#### WORK REQUIRED
Skip the images and return the records below exactly.

#### SOURCE RECORDS
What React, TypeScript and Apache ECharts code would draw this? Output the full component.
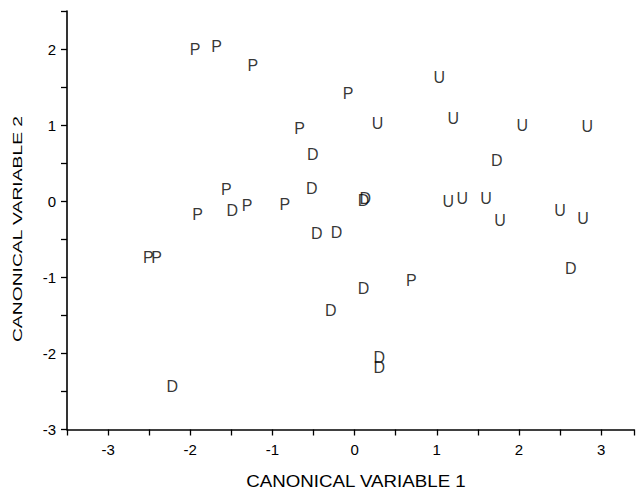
import React, { useEffect, useRef } from "react";
import * as echarts from "echarts";

// Group P
const pX = [-1.94, -1.68, -1.24, -0.08, -0.67, -1.56, -1.91, -1.31, -0.85, -2.51, -2.41, 0.69];
const pY = [2.0, 2.04, 1.78, 1.41, 0.95, 0.16, -0.17, -0.06, -0.04, -0.74, -0.74, -1.04];
// Group D
const dX = [-0.51, 1.73, -0.52, -1.49, 0.13, 0.11, -0.46, -0.22, -2.22, -0.29, 0.11, 2.63, 0.3, 0.3];
const dY = [0.62, 0.54, 0.17, -0.12, 0.03, 0.01, -0.43, -0.41, -2.43, -1.44, -1.15, -0.89, -2.06, -2.18];
// Group U
const uX = [1.03, 0.28, 1.2, 2.04, 2.83, 1.14, 1.31, 1.6, 1.77, 2.5, 2.78];
const uY = [1.62, 1.02, 1.09, 1.0, 0.98, -0.01, 0.03, 0.03, -0.25, -0.12, -0.23];

const groups = [
  { name: "P", xs: pX, ys: pY },
  { name: "D", xs: dX, ys: dY },
  { name: "U", xs: uX, ys: uY },
];

const xTitle = "CANONICAL VARIABLE 1";
const yTitle = "CANONICAL VARIABLE 2";

export default function App() {
  const ref = useRef<HTMLDivElement>(null);
  useEffect(() => {
    if (!ref.current) return;
    const chart = echarts.init(ref.current, null, { renderer: "svg" });
    const font = "'Liberation Sans', Arial, sans-serif";
    const axisCommon = {
      interval: 0.5,
      axisLine: { show: true, onZero: false, lineStyle: { color: "#000", width: 1.6 } },
      axisTick: { show: true, inside: false, length: 6, lineStyle: { color: "#000", width: 1.3 } },
      splitLine: { show: false },
      axisLabel: {
        color: "#000",
        fontSize: 15,
        fontFamily: font,
        formatter: (v: number) => (Math.abs(v - Math.round(v)) < 1e-9 ? String(Math.round(v)) : ""),
      },
    };
    chart.setOption({
      animation: false,
      backgroundColor: "#fff",
      grid: { left: 67, right: 0, top: 11, bottom: 61.5, containLabel: false },
      xAxis: {
        type: "value",
        min: -3.5,
        max: 3.4,
        ...axisCommon,
        axisLabel: { ...axisCommon.axisLabel, margin: 12 },
      },
      yAxis: {
        type: "value",
        min: -3,
        max: 2.5,
        ...axisCommon,
        axisLabel: { ...axisCommon.axisLabel, margin: 11 },
      },
      series: groups.map((g) => ({
        type: "scatter",
        name: g.name,
        symbolSize: 1,
        itemStyle: { color: "rgba(0,0,0,0)" },
        data: g.xs.map((x, i) => [x, g.ys[i]]),
        label: {
          show: true,
          position: "inside",
          formatter: g.name,
          color: "#000",
          textBorderWidth: 0,
          textBorderColor: "rgba(0,0,0,0)",
          fontSize: 16,
          fontFamily: font,
        },
        emphasis: { disabled: true },
      })),
      graphic: [
        {
          type: "text",
          x: 356,
          y: 481.5,
          scaleX: 1.17,
          style: {
            text: xTitle,
            fill: "#000",
            font: `16px ${font}`,
            textAlign: "center",
            textVerticalAlign: "middle",
          },
        },
        {
          type: "text",
          x: 18,
          y: 229,
          rotation: Math.PI / 2,
          scaleX: 1.43,
          style: {
            text: yTitle,
            fill: "#000",
            font: `13.5px ${font}`,
            textAlign: "center",
            textVerticalAlign: "middle",
          },
        },
      ],
    });
    return () => chart.dispose();
  }, []);
  return (
    <div
      ref={ref}
      style={{ position: "absolute", left: 0, top: 0, width: 637, height: 491, background: "#fff" }}
    />
  );
}
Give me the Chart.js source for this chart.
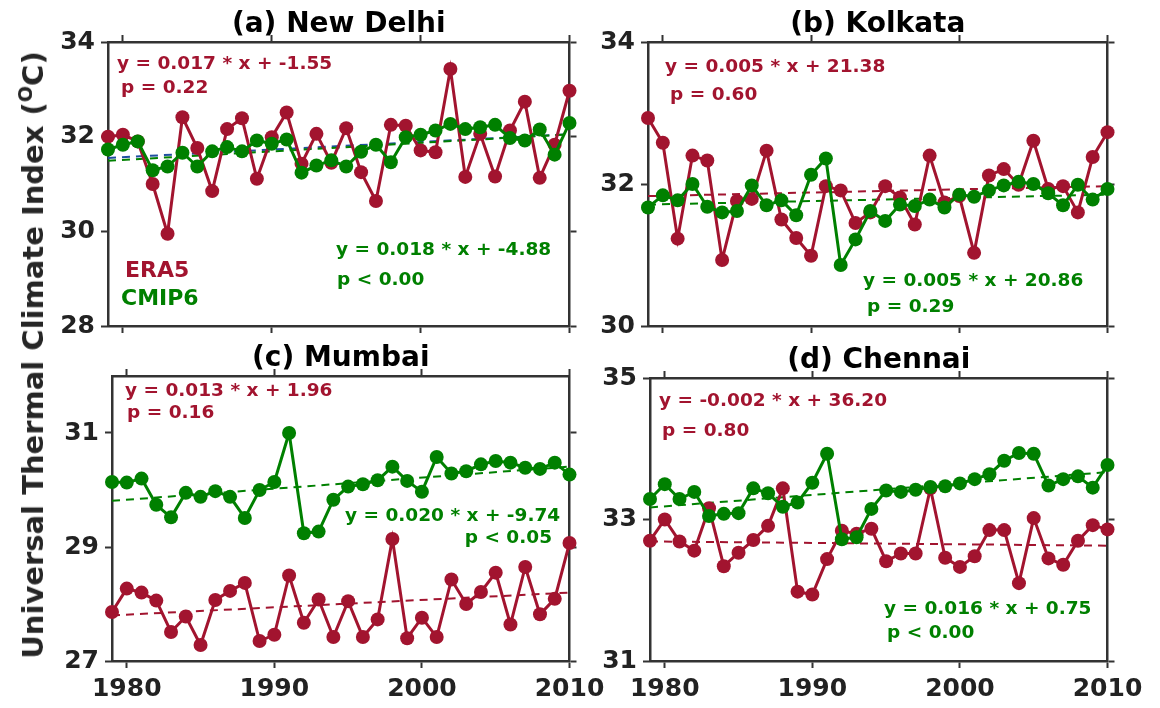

#### SOLUTION FOR THIS PROBLEM
What React, TypeScript and Apache ECharts code would draw this? Output the full component.
import React, { useEffect, useRef } from "react";
import * as echarts from "echarts";

// Group P
const pX = [-1.94, -1.68, -1.24, -0.08, -0.67, -1.56, -1.91, -1.31, -0.85, -2.51, -2.41, 0.69];
const pY = [2.0, 2.04, 1.78, 1.41, 0.95, 0.16, -0.17, -0.06, -0.04, -0.74, -0.74, -1.04];
// Group D
const dX = [-0.51, 1.73, -0.52, -1.49, 0.13, 0.11, -0.46, -0.22, -2.22, -0.29, 0.11, 2.63, 0.3, 0.3];
const dY = [0.62, 0.54, 0.17, -0.12, 0.03, 0.01, -0.43, -0.41, -2.43, -1.44, -1.15, -0.89, -2.06, -2.18];
// Group U
const uX = [1.03, 0.28, 1.2, 2.04, 2.83, 1.14, 1.31, 1.6, 1.77, 2.5, 2.78];
const uY = [1.62, 1.02, 1.09, 1.0, 0.98, -0.01, 0.03, 0.03, -0.25, -0.12, -0.23];

const groups = [
  { name: "P", xs: pX, ys: pY },
  { name: "D", xs: dX, ys: dY },
  { name: "U", xs: uX, ys: uY },
];

const xTitle = "CANONICAL VARIABLE 1";
const yTitle = "CANONICAL VARIABLE 2";

export default function App() {
  const ref = useRef<HTMLDivElement>(null);
  useEffect(() => {
    if (!ref.current) return;
    const chart = echarts.init(ref.current, null, { renderer: "svg" });
    const font = "'Liberation Sans', Arial, sans-serif";
    const axisCommon = {
      interval: 0.5,
      axisLine: { show: true, onZero: false, lineStyle: { color: "#000", width: 1.6 } },
      axisTick: { show: true, inside: false, length: 6, lineStyle: { color: "#000", width: 1.3 } },
      splitLine: { show: false },
      axisLabel: {
        color: "#000",
        fontSize: 15,
        fontFamily: font,
        formatter: (v: number) => (Math.abs(v - Math.round(v)) < 1e-9 ? String(Math.round(v)) : ""),
      },
    };
    chart.setOption({
      animation: false,
      backgroundColor: "#fff",
      grid: { left: 67, right: 0, top: 11, bottom: 61.5, containLabel: false },
      xAxis: {
        type: "value",
        min: -3.5,
        max: 3.4,
        ...axisCommon,
        axisLabel: { ...axisCommon.axisLabel, margin: 12 },
      },
      yAxis: {
        type: "value",
        min: -3,
        max: 2.5,
        ...axisCommon,
        axisLabel: { ...axisCommon.axisLabel, margin: 11 },
      },
      series: groups.map((g) => ({
        type: "scatter",
        name: g.name,
        symbolSize: 1,
        itemStyle: { color: "rgba(0,0,0,0)" },
        data: g.xs.map((x, i) => [x, g.ys[i]]),
        label: {
          show: true,
          position: "inside",
          formatter: g.name,
          color: "#000",
          textBorderWidth: 0,
          textBorderColor: "rgba(0,0,0,0)",
          fontSize: 16,
          fontFamily: font,
        },
        emphasis: { disabled: true },
      })),
      graphic: [
        {
          type: "text",
          x: 356,
          y: 481.5,
          scaleX: 1.17,
          style: {
            text: xTitle,
            fill: "#000",
            font: `16px ${font}`,
            textAlign: "center",
            textVerticalAlign: "middle",
          },
        },
        {
          type: "text",
          x: 18,
          y: 229,
          rotation: Math.PI / 2,
          scaleX: 1.43,
          style: {
            text: yTitle,
            fill: "#000",
            font: `13.5px ${font}`,
            textAlign: "center",
            textVerticalAlign: "middle",
          },
        },
      ],
    });
    return () => chart.dispose();
  }, []);
  return (
    <div
      ref={ref}
      style={{ position: "absolute", left: 0, top: 0, width: 637, height: 491, background: "#fff" }}
    />
  );
}
Give me the Chart.js source for this chart.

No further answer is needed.